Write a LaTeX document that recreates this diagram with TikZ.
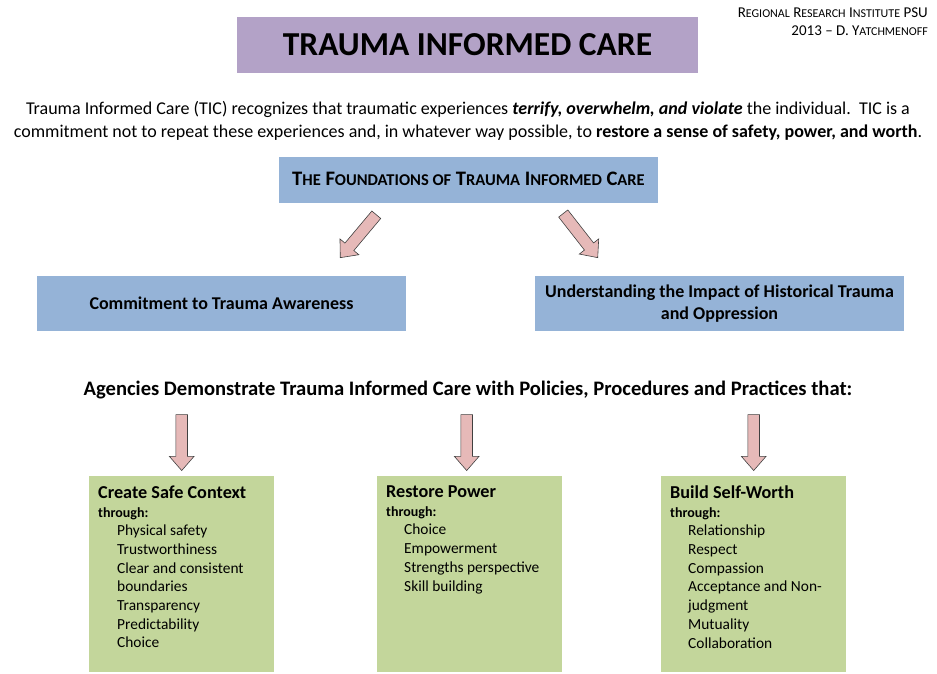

---

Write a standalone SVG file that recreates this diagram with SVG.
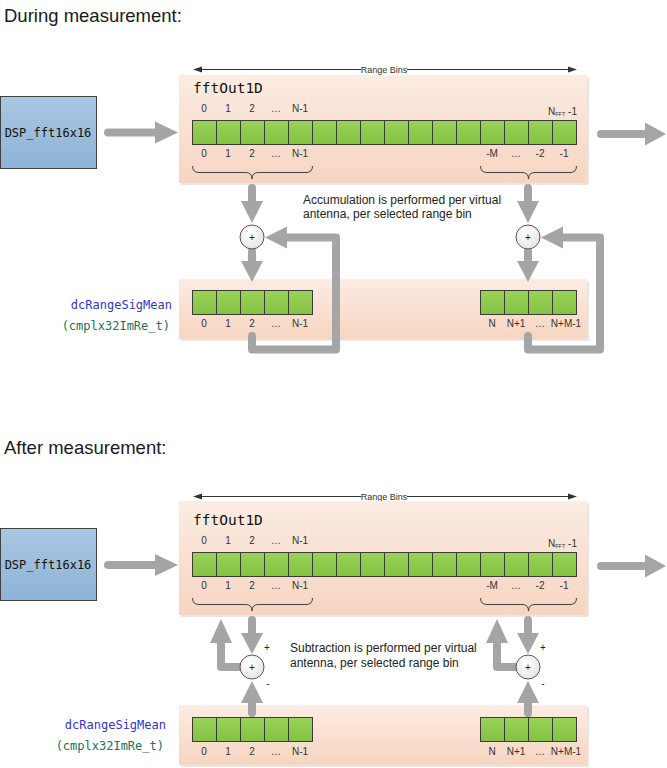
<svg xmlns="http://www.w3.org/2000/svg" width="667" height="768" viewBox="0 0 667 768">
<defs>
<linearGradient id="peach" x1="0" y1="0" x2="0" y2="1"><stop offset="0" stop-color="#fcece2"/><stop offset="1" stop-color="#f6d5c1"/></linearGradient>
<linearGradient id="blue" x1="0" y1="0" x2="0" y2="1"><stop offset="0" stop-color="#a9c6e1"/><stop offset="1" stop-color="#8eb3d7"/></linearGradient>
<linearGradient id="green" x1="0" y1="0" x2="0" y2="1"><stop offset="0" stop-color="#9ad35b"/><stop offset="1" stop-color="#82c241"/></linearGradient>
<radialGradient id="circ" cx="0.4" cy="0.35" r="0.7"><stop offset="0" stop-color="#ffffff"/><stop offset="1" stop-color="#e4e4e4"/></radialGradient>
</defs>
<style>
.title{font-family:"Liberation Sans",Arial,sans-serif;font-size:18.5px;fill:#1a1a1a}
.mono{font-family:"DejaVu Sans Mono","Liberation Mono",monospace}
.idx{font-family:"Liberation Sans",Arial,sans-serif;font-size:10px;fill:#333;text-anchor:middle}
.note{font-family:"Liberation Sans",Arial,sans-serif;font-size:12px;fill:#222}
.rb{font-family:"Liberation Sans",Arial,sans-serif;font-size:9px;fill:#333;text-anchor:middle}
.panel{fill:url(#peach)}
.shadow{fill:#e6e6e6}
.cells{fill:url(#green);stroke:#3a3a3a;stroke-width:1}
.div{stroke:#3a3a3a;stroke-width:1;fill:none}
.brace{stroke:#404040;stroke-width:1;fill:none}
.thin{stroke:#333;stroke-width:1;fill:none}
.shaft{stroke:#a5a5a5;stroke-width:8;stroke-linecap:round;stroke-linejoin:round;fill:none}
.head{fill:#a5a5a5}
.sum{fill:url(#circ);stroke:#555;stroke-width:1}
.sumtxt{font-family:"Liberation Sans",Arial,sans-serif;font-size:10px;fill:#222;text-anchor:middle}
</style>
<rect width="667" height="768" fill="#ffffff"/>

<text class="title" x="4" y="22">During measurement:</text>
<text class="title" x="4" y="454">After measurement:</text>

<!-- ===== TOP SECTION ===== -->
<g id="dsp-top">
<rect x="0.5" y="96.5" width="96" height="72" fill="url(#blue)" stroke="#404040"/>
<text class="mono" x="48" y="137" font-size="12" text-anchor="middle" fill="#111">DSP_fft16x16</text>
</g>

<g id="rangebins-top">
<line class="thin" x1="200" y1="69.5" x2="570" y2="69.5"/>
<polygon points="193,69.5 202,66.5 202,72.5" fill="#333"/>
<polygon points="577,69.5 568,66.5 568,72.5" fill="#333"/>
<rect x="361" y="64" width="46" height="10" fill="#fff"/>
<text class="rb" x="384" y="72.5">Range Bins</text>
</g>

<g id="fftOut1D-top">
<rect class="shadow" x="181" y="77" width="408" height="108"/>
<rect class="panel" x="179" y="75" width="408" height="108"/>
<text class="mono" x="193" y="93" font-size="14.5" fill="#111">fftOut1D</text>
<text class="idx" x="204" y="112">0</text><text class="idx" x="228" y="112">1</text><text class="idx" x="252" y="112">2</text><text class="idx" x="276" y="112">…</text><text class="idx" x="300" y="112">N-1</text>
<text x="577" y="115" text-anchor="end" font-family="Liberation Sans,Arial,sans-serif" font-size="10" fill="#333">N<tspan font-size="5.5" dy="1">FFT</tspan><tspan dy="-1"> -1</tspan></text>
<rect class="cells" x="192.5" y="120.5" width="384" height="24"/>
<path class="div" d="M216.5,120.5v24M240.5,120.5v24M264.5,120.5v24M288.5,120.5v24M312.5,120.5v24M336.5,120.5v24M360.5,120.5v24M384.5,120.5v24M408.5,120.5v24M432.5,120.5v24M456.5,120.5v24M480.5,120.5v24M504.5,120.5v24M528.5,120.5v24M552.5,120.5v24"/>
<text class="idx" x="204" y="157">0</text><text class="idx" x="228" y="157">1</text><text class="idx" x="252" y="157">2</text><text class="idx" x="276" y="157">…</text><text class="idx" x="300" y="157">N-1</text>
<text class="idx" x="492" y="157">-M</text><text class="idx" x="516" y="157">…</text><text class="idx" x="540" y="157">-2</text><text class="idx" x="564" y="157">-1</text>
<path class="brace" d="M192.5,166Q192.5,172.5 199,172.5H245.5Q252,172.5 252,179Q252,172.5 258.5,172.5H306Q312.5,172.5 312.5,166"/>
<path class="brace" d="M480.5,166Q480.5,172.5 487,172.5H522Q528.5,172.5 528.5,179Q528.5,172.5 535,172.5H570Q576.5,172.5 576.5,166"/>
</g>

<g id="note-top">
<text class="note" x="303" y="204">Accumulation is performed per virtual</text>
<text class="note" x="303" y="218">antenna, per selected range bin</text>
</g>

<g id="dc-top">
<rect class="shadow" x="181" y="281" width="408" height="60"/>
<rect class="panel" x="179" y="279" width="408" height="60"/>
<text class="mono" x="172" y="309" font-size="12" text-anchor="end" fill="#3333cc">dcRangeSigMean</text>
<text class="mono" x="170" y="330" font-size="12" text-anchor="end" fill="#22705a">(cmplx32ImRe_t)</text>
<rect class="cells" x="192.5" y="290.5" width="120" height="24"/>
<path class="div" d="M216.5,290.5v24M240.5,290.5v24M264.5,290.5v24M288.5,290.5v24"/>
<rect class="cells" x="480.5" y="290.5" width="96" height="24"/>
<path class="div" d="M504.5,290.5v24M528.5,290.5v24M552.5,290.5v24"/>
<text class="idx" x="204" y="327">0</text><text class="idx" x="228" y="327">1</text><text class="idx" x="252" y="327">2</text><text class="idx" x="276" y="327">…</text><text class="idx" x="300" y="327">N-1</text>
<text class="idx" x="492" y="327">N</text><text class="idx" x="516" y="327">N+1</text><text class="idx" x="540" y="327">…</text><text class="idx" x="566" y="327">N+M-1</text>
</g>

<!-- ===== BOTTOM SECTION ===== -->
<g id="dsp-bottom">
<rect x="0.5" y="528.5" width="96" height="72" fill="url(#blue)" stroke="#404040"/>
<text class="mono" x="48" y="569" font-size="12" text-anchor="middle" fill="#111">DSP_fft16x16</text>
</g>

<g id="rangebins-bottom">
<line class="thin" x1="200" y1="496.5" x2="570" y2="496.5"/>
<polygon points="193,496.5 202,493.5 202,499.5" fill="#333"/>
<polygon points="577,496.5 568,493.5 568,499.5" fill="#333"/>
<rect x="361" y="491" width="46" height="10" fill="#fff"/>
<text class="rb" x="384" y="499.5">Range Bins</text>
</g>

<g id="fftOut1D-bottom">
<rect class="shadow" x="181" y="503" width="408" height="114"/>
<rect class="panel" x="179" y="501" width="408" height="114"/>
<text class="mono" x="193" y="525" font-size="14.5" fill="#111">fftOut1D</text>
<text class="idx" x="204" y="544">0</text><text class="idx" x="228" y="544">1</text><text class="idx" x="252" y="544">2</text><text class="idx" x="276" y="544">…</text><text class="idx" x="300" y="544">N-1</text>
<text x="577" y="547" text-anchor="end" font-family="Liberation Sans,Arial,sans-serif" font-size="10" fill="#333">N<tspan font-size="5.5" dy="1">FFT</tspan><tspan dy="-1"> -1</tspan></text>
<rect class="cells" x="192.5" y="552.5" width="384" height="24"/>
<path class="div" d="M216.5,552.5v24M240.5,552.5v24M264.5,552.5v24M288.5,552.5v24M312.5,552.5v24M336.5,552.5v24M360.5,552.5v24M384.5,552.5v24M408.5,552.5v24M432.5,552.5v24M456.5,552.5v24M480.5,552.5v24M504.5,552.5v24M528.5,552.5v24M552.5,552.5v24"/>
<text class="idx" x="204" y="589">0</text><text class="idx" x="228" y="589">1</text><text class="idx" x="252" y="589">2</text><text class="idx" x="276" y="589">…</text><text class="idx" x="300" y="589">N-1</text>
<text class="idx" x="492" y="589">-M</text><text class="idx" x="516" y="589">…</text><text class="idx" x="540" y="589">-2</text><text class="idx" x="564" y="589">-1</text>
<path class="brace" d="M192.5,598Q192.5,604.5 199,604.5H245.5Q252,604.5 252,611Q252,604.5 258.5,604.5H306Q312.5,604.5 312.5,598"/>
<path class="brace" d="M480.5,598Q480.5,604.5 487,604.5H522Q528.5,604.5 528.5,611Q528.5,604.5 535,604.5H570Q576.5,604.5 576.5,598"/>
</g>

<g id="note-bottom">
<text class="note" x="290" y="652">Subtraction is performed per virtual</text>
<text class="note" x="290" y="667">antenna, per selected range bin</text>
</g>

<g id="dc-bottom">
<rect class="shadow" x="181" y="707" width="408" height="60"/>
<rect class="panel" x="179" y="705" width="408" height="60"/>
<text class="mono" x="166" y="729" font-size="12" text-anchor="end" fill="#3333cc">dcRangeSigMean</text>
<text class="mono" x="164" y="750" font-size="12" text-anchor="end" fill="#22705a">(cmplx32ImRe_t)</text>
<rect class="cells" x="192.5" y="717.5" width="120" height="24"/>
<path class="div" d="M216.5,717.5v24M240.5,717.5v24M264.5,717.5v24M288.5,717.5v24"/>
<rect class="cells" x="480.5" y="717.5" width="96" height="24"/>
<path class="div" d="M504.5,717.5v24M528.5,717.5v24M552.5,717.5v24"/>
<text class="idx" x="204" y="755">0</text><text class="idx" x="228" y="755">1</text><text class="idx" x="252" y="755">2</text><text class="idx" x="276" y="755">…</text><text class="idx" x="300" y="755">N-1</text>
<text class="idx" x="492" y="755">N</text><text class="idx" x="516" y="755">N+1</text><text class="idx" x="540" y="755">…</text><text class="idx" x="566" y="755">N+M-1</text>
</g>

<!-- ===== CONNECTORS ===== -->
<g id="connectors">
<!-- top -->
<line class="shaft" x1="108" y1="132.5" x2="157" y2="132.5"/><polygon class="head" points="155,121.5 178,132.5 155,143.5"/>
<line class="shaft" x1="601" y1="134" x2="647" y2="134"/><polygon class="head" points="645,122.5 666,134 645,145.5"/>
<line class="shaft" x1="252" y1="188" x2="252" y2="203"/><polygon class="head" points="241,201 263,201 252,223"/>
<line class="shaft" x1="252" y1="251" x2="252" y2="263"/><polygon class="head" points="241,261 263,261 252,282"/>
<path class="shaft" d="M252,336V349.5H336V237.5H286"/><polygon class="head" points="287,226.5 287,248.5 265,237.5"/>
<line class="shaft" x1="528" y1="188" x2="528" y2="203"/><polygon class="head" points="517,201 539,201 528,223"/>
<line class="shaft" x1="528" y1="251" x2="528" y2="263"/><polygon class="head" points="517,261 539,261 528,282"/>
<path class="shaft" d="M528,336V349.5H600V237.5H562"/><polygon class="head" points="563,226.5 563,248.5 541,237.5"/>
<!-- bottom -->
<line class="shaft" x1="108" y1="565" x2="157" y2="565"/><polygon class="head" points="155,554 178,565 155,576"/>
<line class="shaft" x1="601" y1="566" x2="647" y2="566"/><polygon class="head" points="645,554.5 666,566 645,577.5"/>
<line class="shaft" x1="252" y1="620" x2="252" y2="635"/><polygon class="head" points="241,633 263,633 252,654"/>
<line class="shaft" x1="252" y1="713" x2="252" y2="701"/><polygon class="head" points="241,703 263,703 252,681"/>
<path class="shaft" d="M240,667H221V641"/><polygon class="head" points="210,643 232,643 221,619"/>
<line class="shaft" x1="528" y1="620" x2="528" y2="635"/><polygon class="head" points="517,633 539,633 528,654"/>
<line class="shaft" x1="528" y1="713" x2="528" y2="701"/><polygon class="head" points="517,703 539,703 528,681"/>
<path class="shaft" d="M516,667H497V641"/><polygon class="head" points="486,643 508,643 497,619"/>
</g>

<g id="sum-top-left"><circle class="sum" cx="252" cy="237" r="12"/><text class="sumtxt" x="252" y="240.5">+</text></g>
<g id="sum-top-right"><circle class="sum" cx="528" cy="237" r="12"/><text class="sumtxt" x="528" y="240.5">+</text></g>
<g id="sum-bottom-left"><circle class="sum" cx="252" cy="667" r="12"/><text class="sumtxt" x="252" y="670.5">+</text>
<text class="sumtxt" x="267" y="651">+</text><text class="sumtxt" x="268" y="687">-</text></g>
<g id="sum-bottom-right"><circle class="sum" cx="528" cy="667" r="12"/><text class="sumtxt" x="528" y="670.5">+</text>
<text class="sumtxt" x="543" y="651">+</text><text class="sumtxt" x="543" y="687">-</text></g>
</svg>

▸ Prompt
Copy each line of the data above that holds "this".

▸ Answer below
Write a LaTeX document that recreates this diagram with TikZ.
Write a standalone SVG file that recreates this diagram with SVG.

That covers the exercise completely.